同社が2021年に発表した会話に特化したLLM、LaMDAと異なり、より幅広い利用を想定して開発された。2023年3月にGoogleはデベロッパー向けにPaLMの一部APIを一般公開した。
Googleが開発しているLaMDAは会話に特化したLLMだが、PaLMは会話に加え文章の生成や分類といった能力に長けているより高性能なLLM。性能指標のひとつであるパラメーターの数は5400億で、競合のGPT-3(パラメーター数1750億[1]、後継であるGPT-3.5は3550億[2])やLLaMA(同650億)、自社のLaMDA(同1370億[3])と比べると大きく上回る[4]。そのため質疑応答や文脈読解などNLP(自然言語処理)の能力が大幅に向上し、先述のLLMやMetaが開発したLLaMAを上回る性能を獲得しているとGoogleは主張している[5]。また最新版のPaLM2は、100以上の言語に対応したことで、多言語翻訳が可能となった。さらに文脈の読み取りや計算能力、論理的思考などが強化され、ことわざやなぞなぞ、隠喩や慣用句などが理解できるようになったとしている。ただ、パラメーターの増加によって必要処理能力の増大などの課題もあり、その点LLaMAは意図的にパラメーターを減らすことにより単体GPUで動くように設計されている[6]。GPT-3などのLLMに匹敵する性能を持っていることが大学や企業の研究で明らかになっている他[7]、単体GPUで動作するため家庭用PCで運用が可能。
CNBCは2023年5月7日、同年5月10日(米国時間)に開催されるGoogleの開発者会議「Google I/O2023」でPaLMの次期バージョン「PaLM2」を発表する方針であると報道した[8]。
2023年5月8日、Googleの内部文書がDiscordの公開サーバーに流出した[9]。文書中には「OpenAIはすでに敵ではない」「警戒すべきはオープンソースとMetaであり、特にオープンソースプロジェクトは驚異的で、我々が1000万ドルと5400億のパラメーターで実現していることを、彼らは100ドルと130億のパラメーターで実現している。」などとしており、「我々がAI市場の主要なメンバーであり続けるためには、オープンソース化することが必要だ」と結論づけた。この内部文書ではオープンソースという第三の敵へのGoogleの危機感が多く示されおり、Googleの今後の開発方針に影響する可能性がある[10]。

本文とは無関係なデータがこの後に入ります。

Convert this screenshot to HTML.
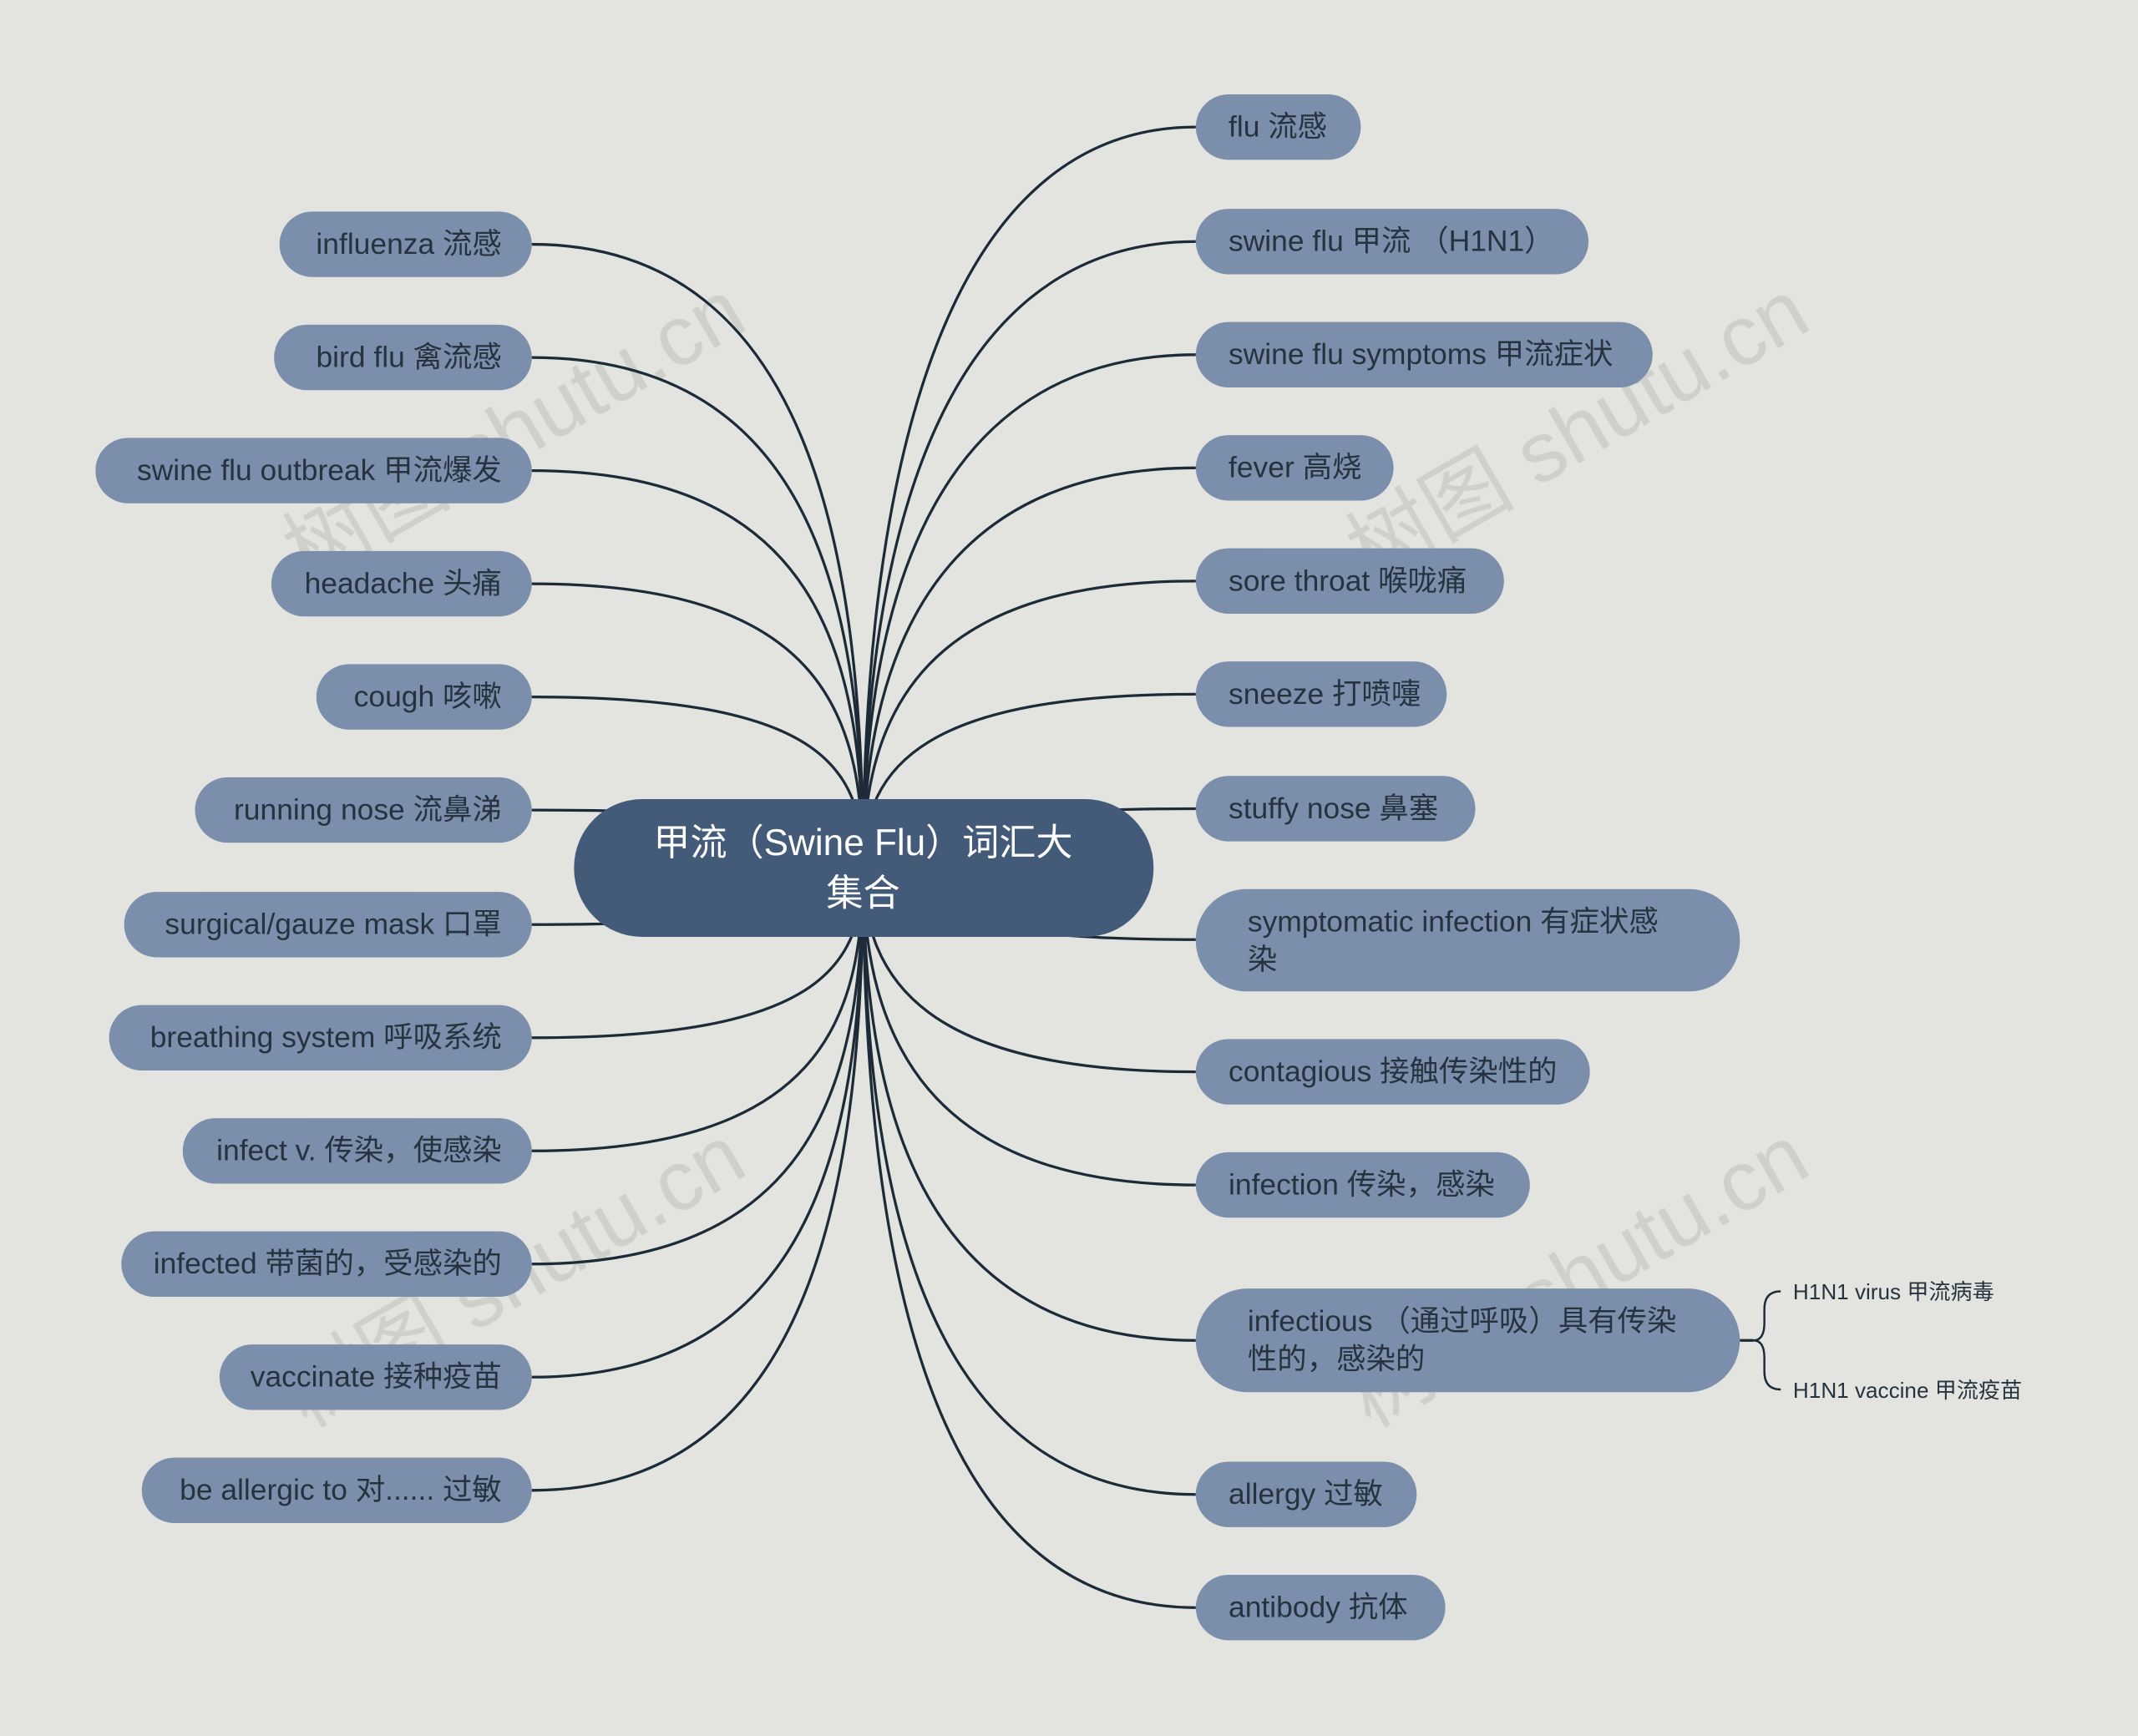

Googleは、2023年5月10日に開催された開発者会議「Google I/O」で事前情報の通りPaLM2を発表し、即日導入を開始した。Googleによると、すでに25を超えるサービスで導入が開始されているという[11]。
Googleの最高経営責任者(CEO)であるサンダー・ピチャイ氏は2023年3月31日、The NewYork TimesのAI関連の取材に応じChatGPTなどの画期的なAIサービスが誕生したことに嬉しさを感じているとした上で、自社の会話型AIサービスであるBard(バード)にPaLMを導入することを示唆した。現在、BardはLaMDAの軽量版を基に開発されているが、これが実現すれば大幅に性能が上がる可能性を秘めているとサンダー・ピチャイ氏は期待を示した[12]。これは、Googleが会話型AI市場への参入の遅れの他、Bardの性能が市場の期待よりも低く、ChatGPT一強の状態になることを危惧したものだとThe NewYork Timesは解説している[13]。

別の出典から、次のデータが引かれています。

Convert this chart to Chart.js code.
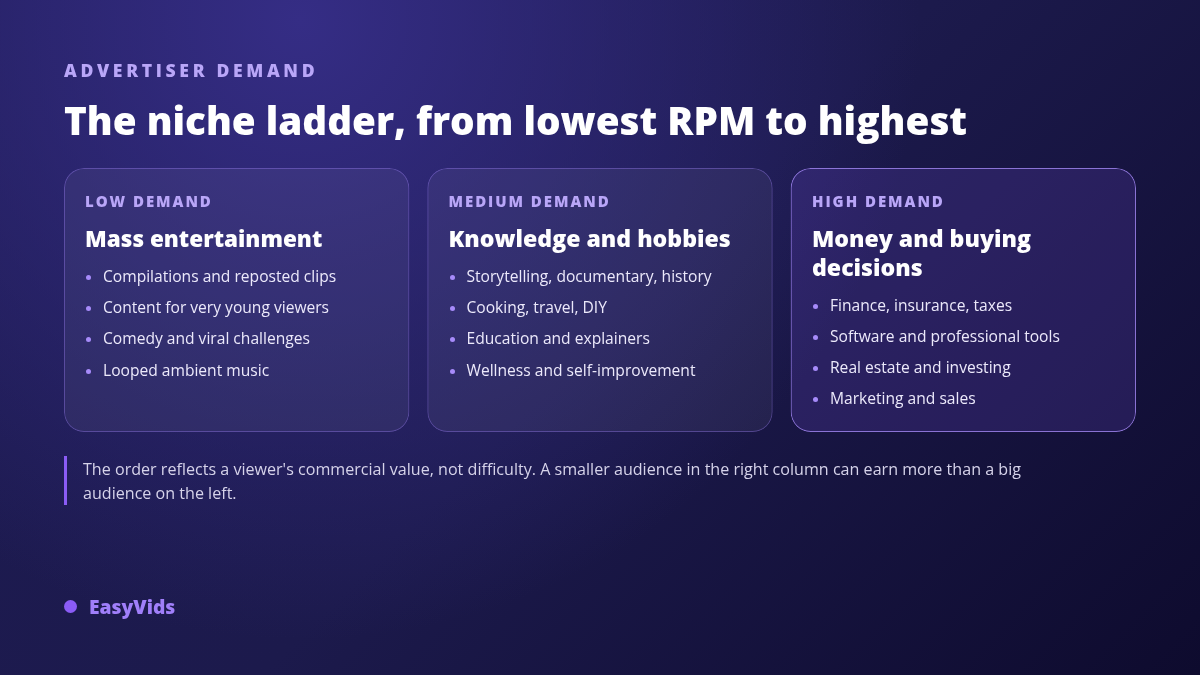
<!DOCTYPE html>
<html>
<head>
<meta charset="utf-8">
<script src="https://cdn.jsdelivr.net/npm/chart.js@4"></script>
<style>
html, body { margin: 0; padding: 0; }
body {
    width: 1200px; height: 675px; overflow: hidden; position: relative;
    font-family: "Open Sans", sans-serif; color: #fff;
    background:
        radial-gradient(circle 620px at 300px 20px, #352d85 0%, rgba(53,45,133,0) 100%),
        linear-gradient(135deg, #1e1b54 0%, #1c1a4c 50%, #0e0b2e 100%);
}
#myChart { position: absolute; left: 0; top: 0; }
.abs { position: absolute; white-space: nowrap; }
#eyebrow { left: 64px; top: 58px; font-size: 17.6px; font-weight: 800; letter-spacing: 3.65px; color: #b9a6f8; }
#title { left: 64px; top: 94px; font-size: 38.65px; font-weight: 800; line-height: 52px; }
.card { position: absolute; top: 168px; width: 305px; }
.tier { position: absolute; top: 23px; left: 0; font-size: 15px; font-weight: 800; letter-spacing: 1.95px; color: #b9a6f8; white-space: nowrap; }
.head { position: absolute; top: 56px; left: 0; width: 305px; font-weight: 800; line-height: 29px; }
.items { position: absolute; left: 0; margin: 0; padding: 0; list-style: none; }
.items li { position: relative; height: 31.2px; line-height: 31px; padding-left: 18px; font-size: 15.6px; color: #ece9fb; white-space: nowrap; }
.items li::before { content: ""; position: absolute; left: 1px; top: 14px; width: 5px; height: 5px; border-radius: 50%; background: #a78bfa; }
#note { left: 64px; top: 456px; height: 48px; padding-top: 1px; border-left: 3px solid #8b5cf6; padding-left: 16px; font-size: 16.1px; line-height: 24px; color: #d6d3ea; }
#dot { position: absolute; left: 64px; top: 600px; width: 13px; height: 13px; border-radius: 50%; background: #8b5cf6; }
#brand { left: 89px; top: 593px; font-size: 19.3px; font-weight: 800; color: #a07ffa; }
</style>
</head>
<body>
<canvas id="myChart" width="1200" height="675"></canvas>
<div class="abs" id="eyebrow"></div>
<div class="abs" id="title"></div>
<div id="cards"></div>
<div class="abs" id="note"></div>
<div id="dot"></div>
<div class="abs" id="brand"></div>
<script>
const eyebrow = "ADVERTISER DEMAND";
const title = "The niche ladder, from lowest RPM to highest";
const tiers = ["LOW DEMAND", "MEDIUM DEMAND", "HIGH DEMAND"];
const heads = ["Mass entertainment", "Knowledge and hobbies", "Money and buying decisions"];
const lowItems = ["Compilations and reposted clips", "Content for very young viewers", "Comedy and viral challenges", "Looped ambient music"];
const mediumItems = ["Storytelling, documentary, history", "Cooking, travel, DIY", "Education and explainers", "Wellness and self-improvement"];
const highItems = ["Finance, insurance, taxes", "Software and professional tools", "Real estate and investing", "Marketing and sales"];
const noteLines = ["The order reflects a viewer's commercial value, not difficulty. A smaller audience in the right column can earn more than a big", "audience on the left."];
const brand = "EasyVids";
// every card is one full-height bar
const cardValues = [1, 1, 1];
const cardFills = ["rgba(255,255,255,0.055)", "rgba(255,255,255,0.055)", "rgba(139,92,246,0.16)"];
const cardBorders = ["rgba(167,139,250,0.4)", "rgba(167,139,250,0.4)", "rgba(167,139,250,0.8)"];

new Chart(document.getElementById("myChart"), {
    type: "bar",
    data: {
        labels: tiers,
        datasets: [{
            data: cardValues,
            backgroundColor: cardFills,
            borderColor: cardBorders,
            borderWidth: 1,
            borderRadius: 20,
            borderSkipped: false,
            barPercentage: 1,
            categoryPercentage: 0.9505
        }]
    },
    options: {
        responsive: false,
        animation: false,
        layout: { padding: { left: 55, right: 55, top: 168, bottom: 243 } },
        plugins: { legend: { display: false }, tooltip: { enabled: false } },
        scales: {
            x: { display: false },
            y: { display: false, min: 0, max: 1 }
        }
    }
});

document.getElementById("eyebrow").textContent = eyebrow;
document.getElementById("title").textContent = title;
document.getElementById("note").innerHTML = noteLines.join("<br>");
document.getElementById("brand").textContent = brand;

const cardLefts = [85, 448.5, 812];
const itemTops = [93, 93, 121.6];
const headSizes = [22.5, 23.1, 23.1];
[lowItems, mediumItems, highItems].forEach((items, i) => {
    const card = document.createElement("div");
    card.className = "card";
    card.style.left = cardLefts[i] + "px";
    const t = document.createElement("div");
    t.className = "tier";
    t.textContent = tiers[i];
    const h = document.createElement("div");
    h.className = "head";
    h.style.fontSize = headSizes[i] + "px";
    h.textContent = heads[i];
    const ul = document.createElement("ul");
    ul.className = "items";
    ul.style.top = itemTops[i] + "px";
    for (const item of items) {
        const li = document.createElement("li");
        li.textContent = item;
        ul.append(li);
    }
    card.append(t, h, ul);
    document.getElementById("cards").append(card);
});
</script>
</body>
</html>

2023年4月10日、GoogleはBardに対して基盤となるLLMをLaMDAからPaLMへと変更するアップデートを展開した。この結果、事前情報の通り計算や倫理的な考え方がより高度になったとしている[14]。
2023年5月10日、Google I/Oにてベースの大規模言語モデルをPaLMからPaLM2へと移行することを発表し、同時配信が開始された。これにより、日本語と韓国語に対応したほか、より高度な論理的思考や文脈の読み取りが可能となり、なぞなぞなどの曖昧な情報から答えを生成できるようになった[15]。
Googleは2023年3月14日、開発者向けにAPIの一部を公開したほか[16]、自社のクラウドコンピュータサービスであるGoogle CloudにPaLMなどのAIを利用できるジェネレーティブAI機能を導入した。これにより開発者は、セキュリティ、プライバシーなどを確保しつつ、クラウドソリューションとの統合も可能になるなどのメリットが生まれるとしている[17]。
2023年5月10日、Gmailの自動返信機能やGoogle検索における新機能「SGE(Search Generative Experience)」を発表した。どちらも効率化を目的として導入されており、Google Workspaceでは文書からプレゼンテーションを作ったり、文書の要約などの新機能が発表された。またBardは、今夏よりAdobe Fireflyとの連携が可能になる[18]。
2023年12月13日、Googleは PaLM2 ベースの医療業界向け大規模言語モデル MedLM を発表した[19]。